#### INPUT FOR THIS TASK
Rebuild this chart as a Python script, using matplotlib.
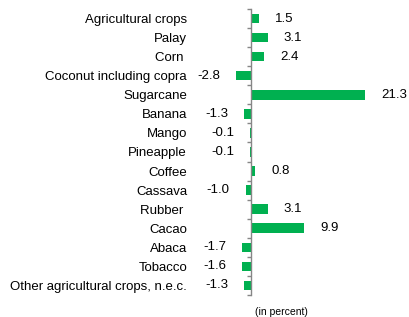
import matplotlib
matplotlib.use("Agg")
import matplotlib.pyplot as plt
import numpy as np

plt.rcParams['font.family'] = ['Liberation Sans', 'DejaVu Sans']

# data
crops = ["Agricultural crops", "Palay", "Corn ", "Coconut including copra", "Sugarcane",
         "Banana", "Mango", "Pineapple", "Coffee", "Cassava", "Rubber ", "Cacao",
         "Abaca", "Tobacco", "Other agricultural crops, n.e.c."]
growth = [1.5, 3.1, 2.4, -2.8, 21.3, -1.3, -0.1, -0.1, 0.8, -1.0, 3.1, 9.9, -1.7, -1.6, -1.3]

W, H = 409, 317
fig = plt.figure(figsize=(W / 100, H / 100), dpi=100)

# axes placed so the zero line sits at x=251px, spanning y 9..295px
left_px, right_px = 200, 405
ax = fig.add_axes([left_px / W, (H - 295) / H, (right_px - left_px) / W, 286 / H])
ppu = 5.36  # pixels per percent
ax.set_xlim(-(251 - left_px) / ppu, (right_px - 251) / ppu)

y = np.arange(len(crops))
ax.barh(y, growth, height=0.5, color='#00B050')
ax.set_ylim(len(crops) - 0.5, -0.5)

for s in ['top', 'right', 'bottom']:
    ax.spines[s].set_visible(False)
ax.spines['left'].set_position(('data', 0))
ax.spines['left'].set_color('#868686')
ax.spines['left'].set_linewidth(1.0)

ax.set_xticks([])
ax.set_yticks(y)
ax.set_yticklabels(crops, fontsize=9.5)
ax.tick_params(axis='y', which='major', length=0, pad=46)
ax.set_yticks(np.arange(-0.5, len(crops)), minor=True)
ax.tick_params(axis='y', which='minor', length=3, width=1, color='#868686', direction='out')

for yi, v in zip(y, growth):
    if v >= 0:
        ax.annotate(f"{v:.1f}", (v, yi), xytext=(11.5, 0), textcoords='offset points',
                    ha='left', va='center', fontsize=9.5)
    else:
        ax.annotate(f"{v:.1f}", (v, yi), xytext=(-11.5, 0), textcoords='offset points',
                    ha='right', va='center', fontsize=9.5)

fig.text(255 / W, (H - 312) / H, "(in percent)", ha='left', va='center', fontsize=7.5)

fig.savefig("out.png", dpi=100)
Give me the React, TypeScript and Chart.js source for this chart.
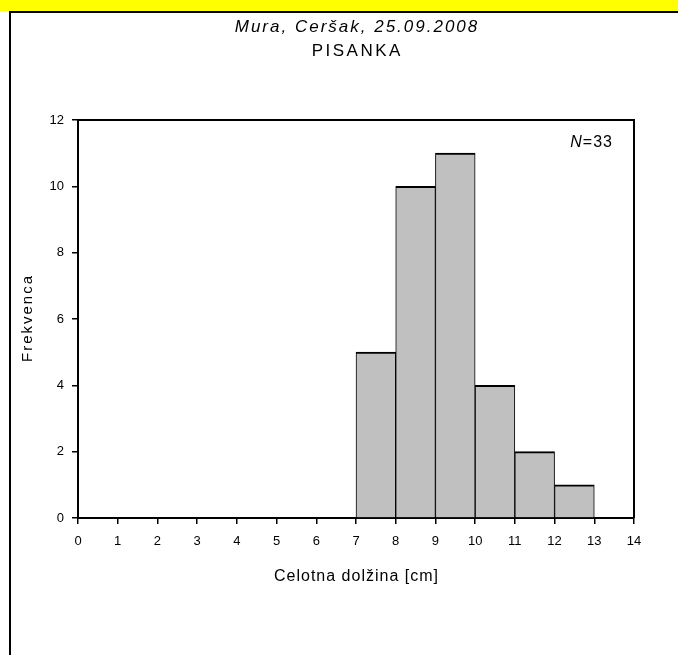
########
## WRITTEN TASK
Return, please, the exact lines from the beginning of the entries above through the line containing "fig = plt.figure(figsize=(W", both included; pictures are left out.

## COMPLETE RESPONSE
Rebuild this chart as a Python script, using matplotlib.
import matplotlib
matplotlib.use("Agg")
import matplotlib.pyplot as plt
import numpy as np

plt.rcParams['font.family'] = ['Liberation Sans', 'DejaVu Sans']

# data
crops = ["Agricultural crops", "Palay", "Corn ", "Coconut including copra", "Sugarcane",
         "Banana", "Mango", "Pineapple", "Coffee", "Cassava", "Rubber ", "Cacao",
         "Abaca", "Tobacco", "Other agricultural crops, n.e.c."]
growth = [1.5, 3.1, 2.4, -2.8, 21.3, -1.3, -0.1, -0.1, 0.8, -1.0, 3.1, 9.9, -1.7, -1.6, -1.3]

W, H = 409, 317
fig = plt.figure(figsize=(W / 100, H / 100), dpi=100)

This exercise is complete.